When it comes to raising money for flood-prevention improvements, residents prefer a citywide property tax over an assessment of specific neighborhoods in the city's flood plain, according to a recent survey.
San Mateo is seeking to raise $20.5 million for storm improvements, as required by the Federal Emergency Management Agency, or $73 million to preparethe entire city for a 100-year storm. An assessment of properties in the FEMA-identified flood plain would cost homeowners anywhere from $34 per year in the Shoreview/Parkside area to $2,500 per year in Sunnybrae. A FEMA-only citywide tax would cost property owners roughly $65 per home per year, while one that funds all city projects would cost $227 per home per year, according to city engineer Darla Reams.
Only some neighborhoods near the Bay favored an assessment when surveyed in March. All of them supported the $65 property tax, while more than two-thirds supported the $227 tax.

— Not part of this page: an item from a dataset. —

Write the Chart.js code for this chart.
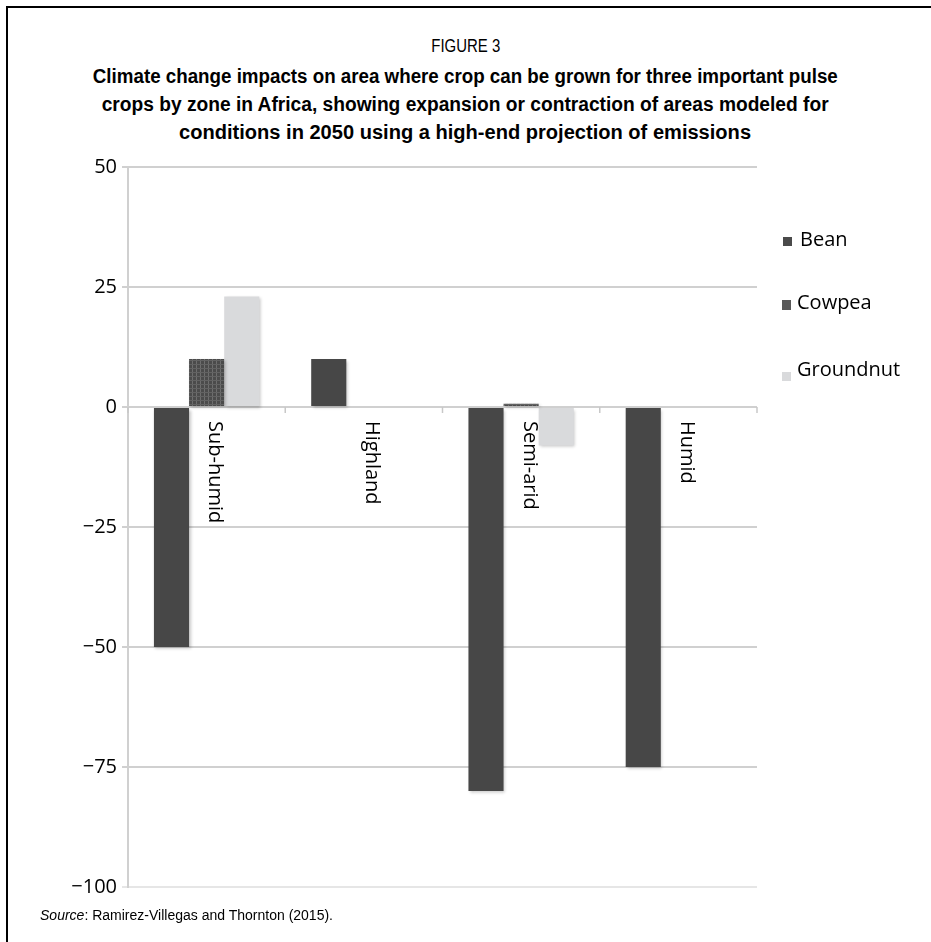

“Why would the assessment only be on those paying flood insurance, and not on all those who would benefit from the improvements?” asked North Shoreview resident Jennifer Cardos at a City Council study session Monday.
A nine-member citizen committee urged the city to go forward with an assessment of the Shoreview, Parkside and Mariners Island neighborhoods, which would help to raise money for levee improvements near their homes.
“It's big to move forward and get them out of danger,” said Mark Hecht, a Mariners Island resident and steering-committee member.
An October 2001 FEMA flood map indicated that certain bayside areas were at higher risk of flooding, requiring homeowners in those areas to purchase flood insurance or raise their homes above the flood plain. FEMA reported that the two biggest threats to these regions are spillover from the Crystal Springs Dam and tidal flooding from the Bay.
Hillside neighborhoods should also contribute to the protection of low-lying areas just as they contribute to runoff, according to Selena, a North Shoreview resident. “In a flood, they would be living high and dry while the rest of us are suffering,” she said.
San Mateo has already made $25 million in improvements to flood-control measures in the FEMA map area, including management plans for the MarinaLagoon and Crystal Springs Dam, as well as upgrading the Norfolk Street Bridge and the levee walls along San Mateo Creek.